▸ WHAT THE TASK REQUIRES: Write out the material exactly, without any of its pictures.

▸ SUPPLIED INFORMATION:
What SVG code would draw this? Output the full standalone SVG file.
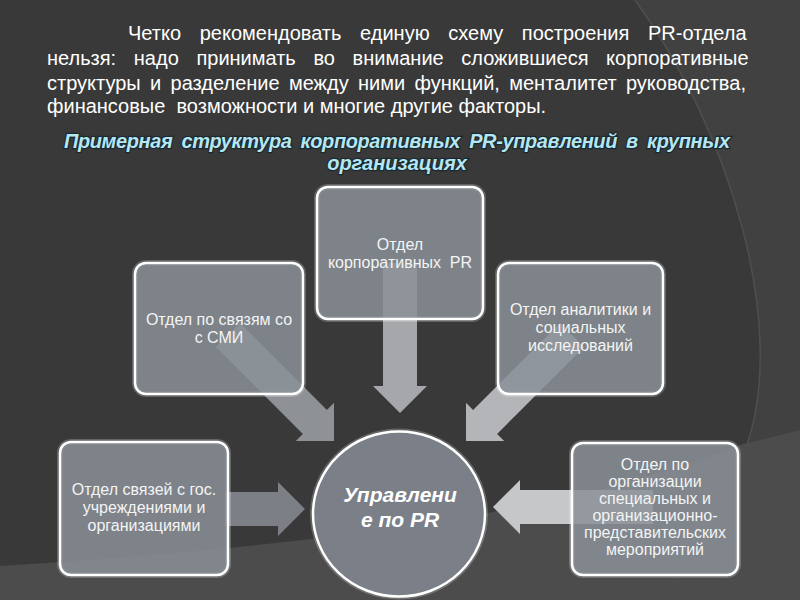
<svg xmlns="http://www.w3.org/2000/svg" width="800" height="600" viewBox="0 0 800 600">
  <defs>
    <style>
      .para { font-family: "Liberation Sans", Arial, sans-serif; font-size: 20px; fill: #ffffff; }
      .title { font-family: "Liberation Sans", Arial, sans-serif; font-size: 20px; font-weight: bold; font-style: italic; fill: #b4e6f4; stroke: #1c2a30; stroke-width: 2.5px; paint-order: stroke; text-anchor: middle; }
      .box { fill: #8a9098; fill-opacity: 0.85; stroke: #ffffff; stroke-width: 2.5px; }
      .glow { fill: none; stroke: #ffffff; stroke-opacity: 0.22; stroke-width: 6px; }
      .lbl { font-family: "Liberation Sans", Arial, sans-serif; font-size: 16px; fill: #f4f4f4; text-anchor: middle; }
      .hub { font-family: "Liberation Sans", Arial, sans-serif; font-size: 21px; font-weight: bold; font-style: italic; fill: #ffffff; text-anchor: middle; }
    </style>
  </defs>

  <!-- background -->
  <rect x="0" y="0" width="800" height="600" fill="#393939"/>
  <path d="M635,0 C730,130 790,330 745,450 C720,520 690,560 660,600 L800,600 L800,0 Z" fill="#414141"/>
  <path d="M0,566 C250,550 550,522 740,445 L800,430 L800,600 L0,600 Z" fill="#4c4c4c"/>
  <path d="M635,0 C730,130 790,330 745,450 C720,520 690,560 660,600" fill="none" stroke="#4f4f4f" stroke-width="1.5"/>

  <!-- paragraph -->
  <text class="para" x="128" y="40" word-spacing="13.1">Четко рекомендовать единую схему построения PR-отдела</text>
  <text class="para" x="47" y="65" word-spacing="12.1">нельзя: надо принимать во внимание сложившиеся корпоративные</text>
  <text class="para" x="47" y="90" word-spacing="3.8">структуры и разделение между ними функций, менталитет руководства,</text>
  <text class="para" x="47" y="113" xml:space="preserve">финансовые  возможности и многие другие факторы.</text>

  <!-- title -->
  <text class="title" x="397" y="148" word-spacing="4" textLength="666" lengthAdjust="spacing">Примерная структура корпоративных PR-управлений в крупных</text>
  <text class="title" x="397" y="170">организациях</text>

  <!-- connectors -->
  <g id="connectors">
    <path transform="translate(400,413) rotate(90)" d="M-150,-17 L-27,-17 L-27,-27 L0,0 L-27,27 L-27,17 L-150,17 Z" fill="#a5a7aa"/>
    <path transform="translate(334,441) rotate(45)" d="M-150,-17 L-27,-17 L-27,-27 L0,0 L-27,27 L-27,17 L-150,17 Z" fill="#8e9196"/>
    <path transform="translate(466,441) rotate(135)" d="M-150,-17 L-27,-17 L-27,-27 L0,0 L-27,27 L-27,17 L-150,17 Z" fill="#b3b5b8"/>
    <path transform="translate(305,509)" d="M-80,-17 L-27,-17 L-27,-27 L0,0 L-27,27 L-27,17 L-80,17 Z" fill="#7c8086"/>
    <path transform="translate(493,507) rotate(180)" d="M-160,-17 L-27,-17 L-27,-27 L0,0 L-27,27 L-27,17 L-160,17 Z" fill="#c6c7c9"/>
  </g>

  <!-- nodes -->
  <g id="node-corp">
    <rect class="glow" x="317" y="187" width="166" height="132" rx="11"/>
    <rect class="box" x="317" y="187" width="166" height="132" rx="11"/>
    <text class="lbl" x="400" y="250">Отдел</text>
    <text class="lbl" x="400" y="268" xml:space="preserve">корпоративных  PR</text>
  </g>

  <g id="node-smi">
    <rect class="glow" x="135" y="263" width="168" height="131" rx="11"/>
    <rect class="box" x="135" y="263" width="168" height="131" rx="11"/>
    <text class="lbl" x="219" y="325">Отдел по связям со</text>
    <text class="lbl" x="219" y="343">с СМИ</text>
  </g>

  <g id="node-analytics">
    <rect class="glow" x="498" y="263" width="165" height="131" rx="11"/>
    <rect class="box" x="498" y="263" width="165" height="131" rx="11"/>
    <text class="lbl" x="580.5" y="315">Отдел аналитики и</text>
    <text class="lbl" x="580.5" y="333">социальных</text>
    <text class="lbl" x="580.5" y="351">исследований</text>
  </g>

  <g id="node-gov">
    <rect class="glow" x="60" y="442" width="168" height="133" rx="11"/>
    <rect class="box" x="60" y="442" width="168" height="133" rx="11"/>
    <text class="lbl" x="144" y="495">Отдел связей с гос.</text>
    <text class="lbl" x="144" y="513">учреждениями и</text>
    <text class="lbl" x="144" y="531">организациями</text>
  </g>

  <g id="node-events">
    <rect class="glow" x="572" y="443" width="166" height="132" rx="11"/>
    <rect class="box" x="572" y="443" width="166" height="132" rx="11"/>
    <text class="lbl" x="655" y="470">Отдел по</text>
    <text class="lbl" x="655" y="487">организации</text>
    <text class="lbl" x="655" y="504">специальных и</text>
    <text class="lbl" x="655" y="521">организационно-</text>
    <text class="lbl" x="655" y="538">представительских</text>
    <text class="lbl" x="655" y="555">мероприятий</text>
  </g>

  <g id="node-hub">
    <ellipse cx="399" cy="514" rx="86" ry="82.5" fill="none" stroke="#ffffff" stroke-opacity="0.22" stroke-width="6"/>
    <ellipse cx="399" cy="514" rx="86" ry="82.5" fill="#7b8088" stroke="#ffffff" stroke-width="2.5"/>
    <text class="hub" x="400" y="502">Управлени</text>
    <text class="hub" x="400" y="527">е по PR</text>
  </g>
</svg>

▸ EXERCISE SOLUTION:
What SVG code would draw this? Output the full standalone SVG file.
<svg xmlns="http://www.w3.org/2000/svg" width="800" height="600" viewBox="0 0 800 600">
  <defs>
    <style>
      .para { font-family: "Liberation Sans", Arial, sans-serif; font-size: 20px; fill: #ffffff; }
      .title { font-family: "Liberation Sans", Arial, sans-serif; font-size: 20px; font-weight: bold; font-style: italic; fill: #b4e6f4; stroke: #1c2a30; stroke-width: 2.5px; paint-order: stroke; text-anchor: middle; }
      .box { fill: #8a9098; fill-opacity: 0.85; stroke: #ffffff; stroke-width: 2.5px; }
      .glow { fill: none; stroke: #ffffff; stroke-opacity: 0.22; stroke-width: 6px; }
      .lbl { font-family: "Liberation Sans", Arial, sans-serif; font-size: 16px; fill: #f4f4f4; text-anchor: middle; }
      .hub { font-family: "Liberation Sans", Arial, sans-serif; font-size: 21px; font-weight: bold; font-style: italic; fill: #ffffff; text-anchor: middle; }
    </style>
  </defs>

  <!-- background -->
  <rect x="0" y="0" width="800" height="600" fill="#393939"/>
  <path d="M635,0 C730,130 790,330 745,450 C720,520 690,560 660,600 L800,600 L800,0 Z" fill="#414141"/>
  <path d="M0,566 C250,550 550,522 740,445 L800,430 L800,600 L0,600 Z" fill="#4c4c4c"/>
  <path d="M635,0 C730,130 790,330 745,450 C720,520 690,560 660,600" fill="none" stroke="#4f4f4f" stroke-width="1.5"/>

  <!-- paragraph -->
  <text class="para" x="128" y="40" word-spacing="13.1">Четко рекомендовать единую схему построения PR-отдела</text>
  <text class="para" x="47" y="65" word-spacing="12.1">нельзя: надо принимать во внимание сложившиеся корпоративные</text>
  <text class="para" x="47" y="90" word-spacing="3.8">структуры и разделение между ними функций, менталитет руководства,</text>
  <text class="para" x="47" y="113" xml:space="preserve">финансовые  возможности и многие другие факторы.</text>

  <!-- title -->
  <text class="title" x="397" y="148" word-spacing="4" textLength="666" lengthAdjust="spacing">Примерная структура корпоративных PR-управлений в крупных</text>
  <text class="title" x="397" y="170">организациях</text>

  <!-- connectors -->
  <g id="connectors">
    <path transform="translate(400,413) rotate(90)" d="M-150,-17 L-27,-17 L-27,-27 L0,0 L-27,27 L-27,17 L-150,17 Z" fill="#a5a7aa"/>
    <path transform="translate(334,441) rotate(45)" d="M-150,-17 L-27,-17 L-27,-27 L0,0 L-27,27 L-27,17 L-150,17 Z" fill="#8e9196"/>
    <path transform="translate(466,441) rotate(135)" d="M-150,-17 L-27,-17 L-27,-27 L0,0 L-27,27 L-27,17 L-150,17 Z" fill="#b3b5b8"/>
    <path transform="translate(305,509)" d="M-80,-17 L-27,-17 L-27,-27 L0,0 L-27,27 L-27,17 L-80,17 Z" fill="#7c8086"/>
    <path transform="translate(493,507) rotate(180)" d="M-160,-17 L-27,-17 L-27,-27 L0,0 L-27,27 L-27,17 L-160,17 Z" fill="#c6c7c9"/>
  </g>

  <!-- nodes -->
  <g id="node-corp">
    <rect class="glow" x="317" y="187" width="166" height="132" rx="11"/>
    <rect class="box" x="317" y="187" width="166" height="132" rx="11"/>
    <text class="lbl" x="400" y="250">Отдел</text>
    <text class="lbl" x="400" y="268" xml:space="preserve">корпоративных  PR</text>
  </g>

  <g id="node-smi">
    <rect class="glow" x="135" y="263" width="168" height="131" rx="11"/>
    <rect class="box" x="135" y="263" width="168" height="131" rx="11"/>
    <text class="lbl" x="219" y="325">Отдел по связям со</text>
    <text class="lbl" x="219" y="343">с СМИ</text>
  </g>

  <g id="node-analytics">
    <rect class="glow" x="498" y="263" width="165" height="131" rx="11"/>
    <rect class="box" x="498" y="263" width="165" height="131" rx="11"/>
    <text class="lbl" x="580.5" y="315">Отдел аналитики и</text>
    <text class="lbl" x="580.5" y="333">социальных</text>
    <text class="lbl" x="580.5" y="351">исследований</text>
  </g>

  <g id="node-gov">
    <rect class="glow" x="60" y="442" width="168" height="133" rx="11"/>
    <rect class="box" x="60" y="442" width="168" height="133" rx="11"/>
    <text class="lbl" x="144" y="495">Отдел связей с гос.</text>
    <text class="lbl" x="144" y="513">учреждениями и</text>
    <text class="lbl" x="144" y="531">организациями</text>
  </g>

  <g id="node-events">
    <rect class="glow" x="572" y="443" width="166" height="132" rx="11"/>
    <rect class="box" x="572" y="443" width="166" height="132" rx="11"/>
    <text class="lbl" x="655" y="470">Отдел по</text>
    <text class="lbl" x="655" y="487">организации</text>
    <text class="lbl" x="655" y="504">специальных и</text>
    <text class="lbl" x="655" y="521">организационно-</text>
    <text class="lbl" x="655" y="538">представительских</text>
    <text class="lbl" x="655" y="555">мероприятий</text>
  </g>

  <g id="node-hub">
    <ellipse cx="399" cy="514" rx="86" ry="82.5" fill="none" stroke="#ffffff" stroke-opacity="0.22" stroke-width="6"/>
    <ellipse cx="399" cy="514" rx="86" ry="82.5" fill="#7b8088" stroke="#ffffff" stroke-width="2.5"/>
    <text class="hub" x="400" y="502">Управлени</text>
    <text class="hub" x="400" y="527">е по PR</text>
  </g>
</svg>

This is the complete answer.